La villa romana de Veranes causa impresión suficiente como para seguir elogiando a la municipalidad por la investigación y difusión del pasado romano en aquel peñasco -«Xaxum»- colgado frente al Cantábrico, al que hemos acabado llamando Gijón. Primero fueron el Museo de las Termas Romanas, a los pies del cerro; y el de la Torre del Reloj, justo en el vértice de las dos vertientes de Santa Catalina, y el de la Campa Torres, que es el origen de todo. Ahora, hay que desplazarse unos doce kilómetros hacia el suroeste del concejo, por el camino de la Plata, para conocer la villa que construyó hacia el siglo IV después de Cristo un señor que bien pudiera haberse llamado Veranius. Para entendernos, el tal Veranius era el «pequeño emperador de un mundo», como ayer lo definió la investigadora Carmen Fernández Ochoa, madre de la arqueología gijonesa. Veranius «construye un gran edificio, imagen de su poder y riqueza» -agregó Ochoa-, y desde él ejerce la potestad «sobre tierras y gentes». El pequeño emperador vive de la agricultura y la ganadería, y su villa domina una bella loma soleada, lo que permitía incluso el cultivo de viñedos, raros, por lo general, en estas latitudes.

La villa de Veranes era vivienda ordenada para la familia, prole y servidumbre del señor. Y también lugar de negocios y de recepciones, merced a esa gran sala de representación que es la pieza dominante del conjunto, alfombrada por un soberbio mosaico del que se conserva un cuarenta por ciento. Allí se pisaban, entre otros elementos decorativos tardorromanos, las teselas con el nudo de Salomón: dos anillos entrecruzados cuatro veces, imagen de la fortaleza y la protección.

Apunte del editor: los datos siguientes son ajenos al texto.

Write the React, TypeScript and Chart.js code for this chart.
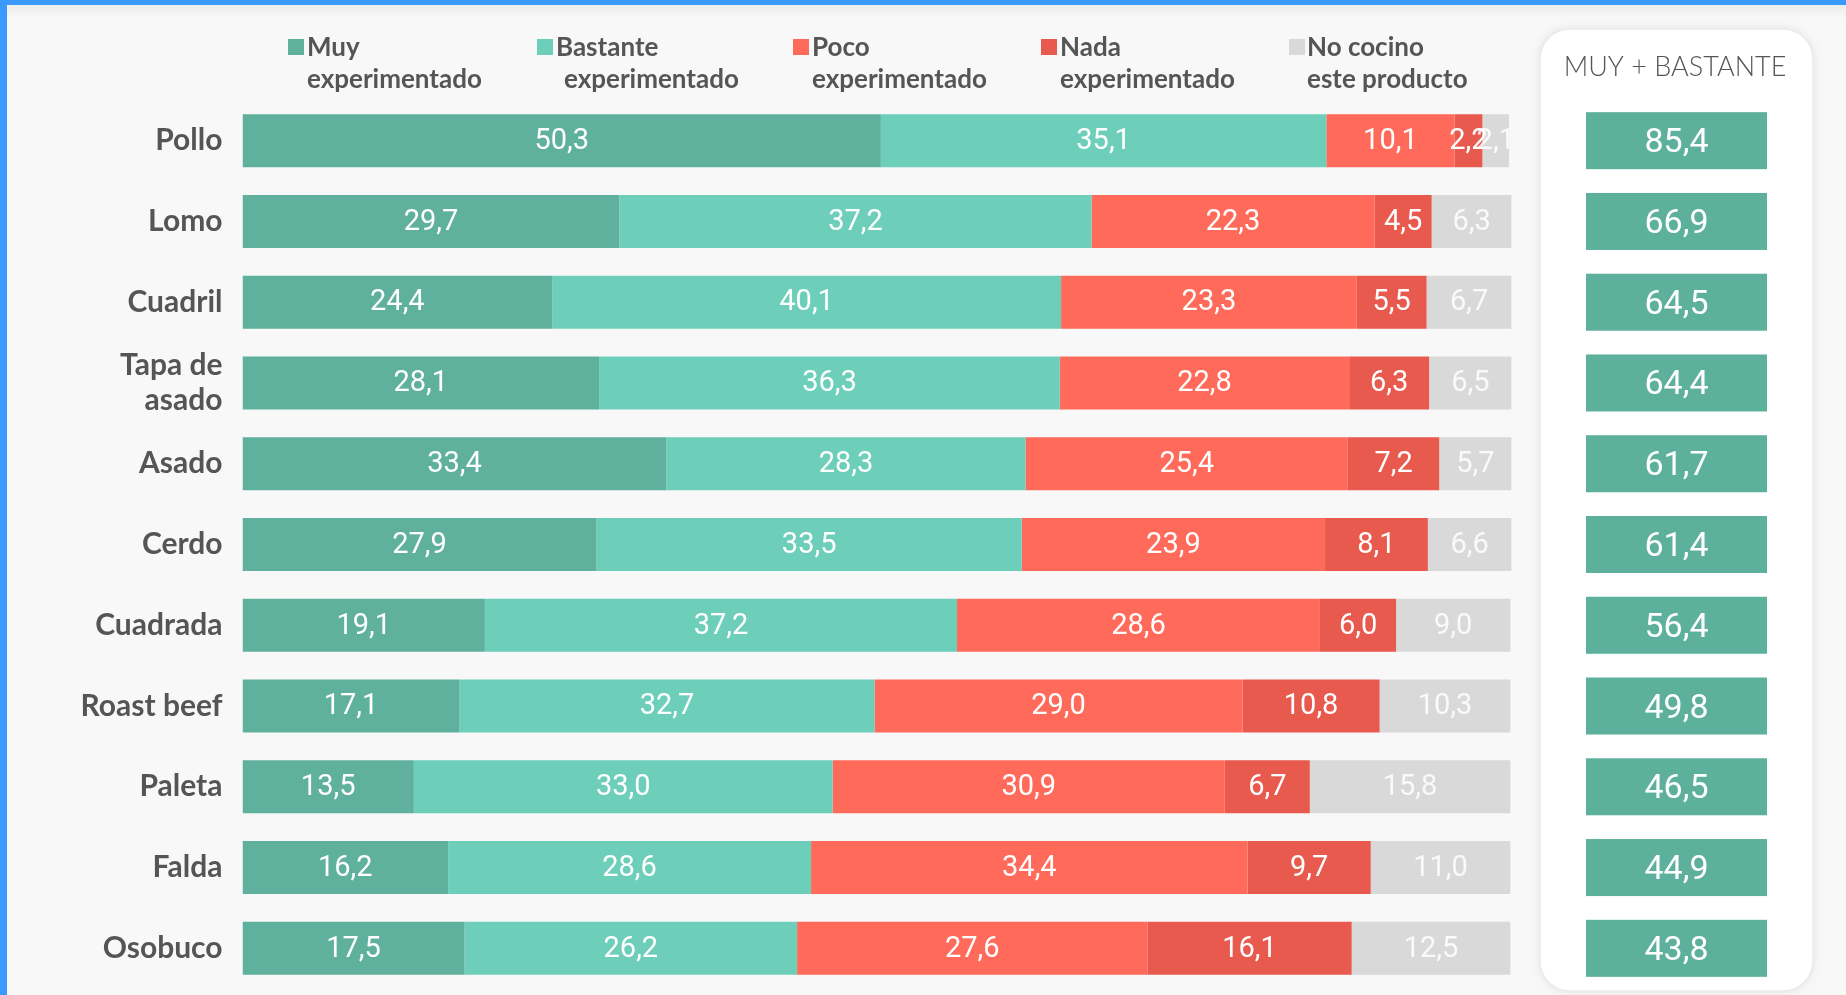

Visto todo ello, Fernández Ochoa pidió ayer permiso para «emocionarse», porque «estamos tocando nuestras raíces más profundas: los reyes asturianos volverán al cabo del tiempo la mirada a Roma, y este edificio lo conocieron los arquitectos que construyeron Santullano».

Ésta es una de las claves interpretativas de Veranes, «la única villa excavada en profundidad en el Cantábrico». La otra clave es que Veranius vive al final de una época. Tras él, llegará el Medievo y el posterior el uso como templo del «triclinium», el comedor de la villa, que ya tenía incorporado ábside, o lugar donde comía el señor. Al pequeño emperador lo sustituye otro poder, el de Iglesia de la cristiandad.

De vuelta al presente, antes de acceder a la villa, el visitante es recibido en un edificio de nueva planta según proyecto del arquitecto Manuel García, un artista que trabaja con el sabio lema de que «menos es más». Lo prueban sus muros de piedra y malla metálica, prosaico sistema alemán para la contención de taludes, pero con un efecto espléndido en Veranes, además de «lo más parecido a un muro en ruinas», según el propio arquitecto. Todo ello se inauguró ayer, con un centenar largo de invitados, discursos obligados y degustación de cocina romana regada con vino de rosas o de miel. Hubo, asimismo, algunas dificultades de logística y transporte, que el Ayuntamiento trata de reparar para que los autobuses accedan con soltura a las carreterucas de Veranes. Distancia y aspereza del camino podrían refrenar al turista.

También hizo un día perro, y la alcaldesa Paz Felgueroso, justo antes de iniciar el recorrido inaugural, invocó a Vicente Álvarez Areces: «Presidente, dicte un decreto para que deje de llover». El subconsciente de la regidora corre a más velocidad que su mente: Areces, pequeño emperador, tirando de decretero y pisando el nudo de Salomón. Pero escampó y el sol inundó un rato la ladera de la villa de Veranius.